Ribbon shopping in this podunk town of mine is pathetic. I ended up at Hobby Lobby, and spent the better part of an hour with spools spread out on the floor of the ribbon aisle. There simply weren't enough colors of solid 1 1/2" ribbon to make a nice gradient so I totally switched gears and went with a pattern in what I hope will be complementary colors. 

This could end up being a hot mess, but for now I will think of these as "sherbet" colors and carry on with the project. Random stripes may end up being more pleasing than the blocks of colors... We'll see.  The actual skirt is now on sale for less than $50, so this is a labor of love, to be sure. 

Sunday, July 7, 2013

Yes, Mother.

When my mom asked a few months back if I would slipcover two parsons chairs for her, I obviously replied "sure!"  I mean she did give birth to me, and teach me to sew,  so a couple of slipcovers really wasn't too much to ask.

I've covered many a parson's chair in my day. Many. In fact, when it comes to home dec sewing, they are just about as simple as it gets. So, yep, no problem...until she dropped off the fabric.

Chenille upholstery fabric. Ugh. It's fine for pillows, but for slipcovers, I'm not a fan.

Pinning was a breeze because the heavy weight of the material doesn't slip and slide too much.


I usually pin slipcovers wrong side out, but since I wanted to make sure I had the flower design placement just right, and because I would be making a pattern for the second slipcover from these pieces, I pinned this one right side out.

My machine was a trooper and handled the cording like a champ. But when it came time to attach the skirt and  I tried to shove eight layers of that sh#* under the presser foot, it was not a happy camper.

We had a little wine and worked our way through it slowly. I ended up having to hand sew the corner flaps on the skirt,  but there were ONLY EIGHT of them, so it wasn't too bad.

Here's one of the finished chairs. 

My mom is thrilled with her "new" chairs, and they look fabulous in her dining room.
I gave my  machine a good cleaning and a nice little rest after the ordeal of sewing them and I'm pretty sure all is forgiven. 

Monday, July 1, 2013

Baby it's hot outside

One of the benefits of being female is being able to wear very little in the hottest months and still look somewhat professional.  I work in a mostly business casual atmosphere, but even that requires long pants and a button down or polo for men.

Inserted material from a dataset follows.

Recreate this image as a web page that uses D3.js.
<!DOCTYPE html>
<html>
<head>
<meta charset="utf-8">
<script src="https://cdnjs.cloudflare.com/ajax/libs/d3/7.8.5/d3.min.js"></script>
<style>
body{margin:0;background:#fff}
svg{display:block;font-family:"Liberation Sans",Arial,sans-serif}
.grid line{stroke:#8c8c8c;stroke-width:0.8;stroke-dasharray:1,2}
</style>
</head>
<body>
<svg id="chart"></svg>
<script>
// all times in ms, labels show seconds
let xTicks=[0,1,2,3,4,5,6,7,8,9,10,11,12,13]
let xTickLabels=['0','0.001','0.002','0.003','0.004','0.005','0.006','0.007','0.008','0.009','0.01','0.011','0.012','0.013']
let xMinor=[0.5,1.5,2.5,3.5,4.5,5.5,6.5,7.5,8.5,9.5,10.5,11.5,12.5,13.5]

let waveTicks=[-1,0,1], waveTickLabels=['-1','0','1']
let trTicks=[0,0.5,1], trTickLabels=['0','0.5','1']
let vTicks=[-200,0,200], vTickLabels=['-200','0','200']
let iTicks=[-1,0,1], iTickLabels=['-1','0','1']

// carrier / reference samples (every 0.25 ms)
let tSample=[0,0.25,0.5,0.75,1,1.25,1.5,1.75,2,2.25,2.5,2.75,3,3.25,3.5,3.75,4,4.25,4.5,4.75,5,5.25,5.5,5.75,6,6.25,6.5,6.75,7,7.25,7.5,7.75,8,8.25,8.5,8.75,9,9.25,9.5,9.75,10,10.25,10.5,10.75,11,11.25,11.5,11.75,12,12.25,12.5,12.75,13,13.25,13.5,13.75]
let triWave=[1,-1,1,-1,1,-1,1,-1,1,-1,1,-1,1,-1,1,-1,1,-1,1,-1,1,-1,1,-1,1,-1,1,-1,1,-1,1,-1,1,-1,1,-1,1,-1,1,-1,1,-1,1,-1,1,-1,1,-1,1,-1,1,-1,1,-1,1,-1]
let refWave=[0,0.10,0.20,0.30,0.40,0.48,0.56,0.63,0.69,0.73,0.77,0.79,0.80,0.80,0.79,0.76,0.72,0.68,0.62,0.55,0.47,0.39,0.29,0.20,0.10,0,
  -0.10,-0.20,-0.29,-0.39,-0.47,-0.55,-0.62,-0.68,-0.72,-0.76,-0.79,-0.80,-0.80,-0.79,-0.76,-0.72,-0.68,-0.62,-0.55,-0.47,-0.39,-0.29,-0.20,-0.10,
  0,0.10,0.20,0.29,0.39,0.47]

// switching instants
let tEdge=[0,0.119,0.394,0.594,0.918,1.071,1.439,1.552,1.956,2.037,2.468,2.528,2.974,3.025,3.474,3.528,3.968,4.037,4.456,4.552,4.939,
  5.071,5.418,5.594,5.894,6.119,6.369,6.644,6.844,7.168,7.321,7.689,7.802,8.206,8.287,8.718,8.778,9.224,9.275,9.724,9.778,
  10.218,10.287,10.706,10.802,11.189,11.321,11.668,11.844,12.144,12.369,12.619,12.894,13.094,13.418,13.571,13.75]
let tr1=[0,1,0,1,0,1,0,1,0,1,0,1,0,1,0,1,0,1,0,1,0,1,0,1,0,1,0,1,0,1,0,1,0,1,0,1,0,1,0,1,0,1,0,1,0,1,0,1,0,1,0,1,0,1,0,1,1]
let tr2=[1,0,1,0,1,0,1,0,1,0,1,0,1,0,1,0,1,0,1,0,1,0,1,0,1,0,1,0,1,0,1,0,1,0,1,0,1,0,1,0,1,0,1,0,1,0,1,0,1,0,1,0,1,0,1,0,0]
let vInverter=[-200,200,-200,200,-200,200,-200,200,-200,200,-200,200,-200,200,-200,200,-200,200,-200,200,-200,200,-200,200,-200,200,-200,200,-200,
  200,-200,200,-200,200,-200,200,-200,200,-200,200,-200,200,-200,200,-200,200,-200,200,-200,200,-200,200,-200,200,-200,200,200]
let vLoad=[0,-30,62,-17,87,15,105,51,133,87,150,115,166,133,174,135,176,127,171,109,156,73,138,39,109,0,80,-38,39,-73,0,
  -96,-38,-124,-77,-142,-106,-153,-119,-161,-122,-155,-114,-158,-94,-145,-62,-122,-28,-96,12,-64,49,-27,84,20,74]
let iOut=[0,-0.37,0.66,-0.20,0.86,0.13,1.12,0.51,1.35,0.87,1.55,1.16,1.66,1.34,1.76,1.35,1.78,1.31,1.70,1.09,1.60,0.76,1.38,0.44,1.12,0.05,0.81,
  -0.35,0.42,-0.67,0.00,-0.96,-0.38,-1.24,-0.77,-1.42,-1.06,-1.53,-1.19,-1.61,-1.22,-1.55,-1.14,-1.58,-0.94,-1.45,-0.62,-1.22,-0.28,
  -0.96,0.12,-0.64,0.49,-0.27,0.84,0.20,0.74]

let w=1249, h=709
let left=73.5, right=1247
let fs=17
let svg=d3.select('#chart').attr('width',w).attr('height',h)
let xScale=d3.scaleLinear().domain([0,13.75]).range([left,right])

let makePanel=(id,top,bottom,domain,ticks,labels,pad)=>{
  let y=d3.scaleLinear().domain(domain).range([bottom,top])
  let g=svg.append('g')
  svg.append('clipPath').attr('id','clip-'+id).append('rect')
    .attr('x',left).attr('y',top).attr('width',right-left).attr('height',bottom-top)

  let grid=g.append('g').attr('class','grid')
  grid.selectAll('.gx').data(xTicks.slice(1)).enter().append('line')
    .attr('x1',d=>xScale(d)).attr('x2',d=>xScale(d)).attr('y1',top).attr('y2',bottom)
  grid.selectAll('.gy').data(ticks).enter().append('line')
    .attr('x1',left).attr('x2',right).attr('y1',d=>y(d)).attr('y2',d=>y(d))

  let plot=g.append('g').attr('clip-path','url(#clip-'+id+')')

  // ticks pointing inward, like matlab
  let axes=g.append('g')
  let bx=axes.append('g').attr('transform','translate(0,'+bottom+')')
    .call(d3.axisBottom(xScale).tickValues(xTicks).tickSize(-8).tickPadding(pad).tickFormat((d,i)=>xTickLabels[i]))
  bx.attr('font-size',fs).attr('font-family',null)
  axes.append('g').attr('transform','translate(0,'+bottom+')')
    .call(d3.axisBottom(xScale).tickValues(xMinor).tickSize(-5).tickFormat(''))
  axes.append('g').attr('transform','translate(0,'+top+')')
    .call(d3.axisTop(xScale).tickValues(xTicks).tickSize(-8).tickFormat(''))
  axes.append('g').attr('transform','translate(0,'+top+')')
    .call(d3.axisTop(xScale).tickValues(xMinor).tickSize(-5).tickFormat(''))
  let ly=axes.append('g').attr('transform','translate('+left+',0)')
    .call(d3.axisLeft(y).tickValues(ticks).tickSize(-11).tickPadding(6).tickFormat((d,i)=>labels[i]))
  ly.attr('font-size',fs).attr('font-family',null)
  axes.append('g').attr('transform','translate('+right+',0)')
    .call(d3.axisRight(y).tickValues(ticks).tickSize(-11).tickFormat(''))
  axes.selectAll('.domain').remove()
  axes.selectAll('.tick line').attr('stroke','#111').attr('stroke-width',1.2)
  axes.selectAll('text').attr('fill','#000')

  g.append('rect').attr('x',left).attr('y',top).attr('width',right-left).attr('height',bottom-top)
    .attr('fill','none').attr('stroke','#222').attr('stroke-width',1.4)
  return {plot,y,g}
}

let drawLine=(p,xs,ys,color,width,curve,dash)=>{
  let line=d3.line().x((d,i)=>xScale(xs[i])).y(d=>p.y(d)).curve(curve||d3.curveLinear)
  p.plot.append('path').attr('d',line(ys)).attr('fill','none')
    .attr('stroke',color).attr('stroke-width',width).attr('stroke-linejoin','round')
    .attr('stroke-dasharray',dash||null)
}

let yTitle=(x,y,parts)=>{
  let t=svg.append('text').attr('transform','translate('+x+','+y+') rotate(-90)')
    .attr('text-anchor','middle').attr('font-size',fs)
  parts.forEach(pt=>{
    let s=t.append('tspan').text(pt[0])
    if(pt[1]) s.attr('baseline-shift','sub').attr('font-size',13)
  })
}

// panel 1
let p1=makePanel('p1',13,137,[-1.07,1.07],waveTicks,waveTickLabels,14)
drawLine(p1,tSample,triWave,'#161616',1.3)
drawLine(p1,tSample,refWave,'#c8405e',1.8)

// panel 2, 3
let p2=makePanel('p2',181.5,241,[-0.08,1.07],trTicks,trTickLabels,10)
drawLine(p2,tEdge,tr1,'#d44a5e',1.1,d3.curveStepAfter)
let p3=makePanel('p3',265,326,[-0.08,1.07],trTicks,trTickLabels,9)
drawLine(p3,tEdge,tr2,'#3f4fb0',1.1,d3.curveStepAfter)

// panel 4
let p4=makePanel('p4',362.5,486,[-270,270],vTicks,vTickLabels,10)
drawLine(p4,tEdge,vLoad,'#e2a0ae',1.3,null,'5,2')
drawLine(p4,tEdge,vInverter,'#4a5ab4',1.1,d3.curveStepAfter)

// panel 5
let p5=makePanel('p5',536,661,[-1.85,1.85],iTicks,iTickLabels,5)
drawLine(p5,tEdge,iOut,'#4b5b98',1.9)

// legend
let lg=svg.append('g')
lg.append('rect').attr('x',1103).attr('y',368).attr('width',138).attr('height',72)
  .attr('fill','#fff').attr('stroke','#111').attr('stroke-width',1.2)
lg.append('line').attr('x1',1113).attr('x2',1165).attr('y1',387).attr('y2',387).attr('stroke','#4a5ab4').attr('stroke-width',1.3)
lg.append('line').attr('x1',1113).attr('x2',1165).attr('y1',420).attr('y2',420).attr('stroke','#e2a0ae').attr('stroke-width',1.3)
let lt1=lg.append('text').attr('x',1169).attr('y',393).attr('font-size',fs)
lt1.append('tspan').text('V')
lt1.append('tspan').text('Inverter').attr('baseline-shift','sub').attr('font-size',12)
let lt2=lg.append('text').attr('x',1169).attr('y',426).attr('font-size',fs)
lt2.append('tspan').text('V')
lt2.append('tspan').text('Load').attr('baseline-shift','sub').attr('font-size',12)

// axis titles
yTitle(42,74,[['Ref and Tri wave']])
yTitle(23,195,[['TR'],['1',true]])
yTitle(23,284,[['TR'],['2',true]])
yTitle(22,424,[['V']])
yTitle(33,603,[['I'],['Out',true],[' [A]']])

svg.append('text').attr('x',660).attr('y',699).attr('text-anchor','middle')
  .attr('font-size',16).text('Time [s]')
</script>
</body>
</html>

We girls, on the other hand, just need to keep the cleavage covered and hemlines near the knee and we are good to go. 

Enter Vogue 8784- View B.  This little slip of summertime awesomeness is my hands down favorite thing to put on when it's broiling outside. It's a true wrap dress. It is particularly flattering for us smaller busted girls because the stitched down pleats in the bodice open up to  add a little umph where it is most useful. More endowed sewers may have to adjust this pattern for cleavage control. I also love the 3 piece bodice back, which makes it easy to adjust for my narrow back. 

Here's a close up:

The straight skirt version has a subtle trumpet shape with well placed pleats that suggest more of a waist than there may actually be. 

This fabric is a light weight, no wrinkle poly/rayon blend and I self-lined the bodice. It is my favorite version of the pattern. I also made it in linen, and used a narrow bias facing for the neck edge and armholes instead of lining the bodice. Future versions will have the 3/4 sleeves for fall, and probably the collar- maybe navy/white polka dot...

Some people don't like making the same thing over and over. I love the challenge of a new pattern, but I also a good ol' basic that fits well and looks great. 

There's some slipcovering going on in the sewing room right now. Which means upholstery weight fabric, which means a little swearing. Results to be posted soon.

LATE BREAKING NEWS!! OMG! I just received an email from Pattern Review telling me that I am the featured reviewer today. 
Well holy mother of pearl- what a cool surprise. Obviously that is a random selection process, but I still feel pretty special.  Thanks Pattern Review- for the "honor" and also for the 20% discount!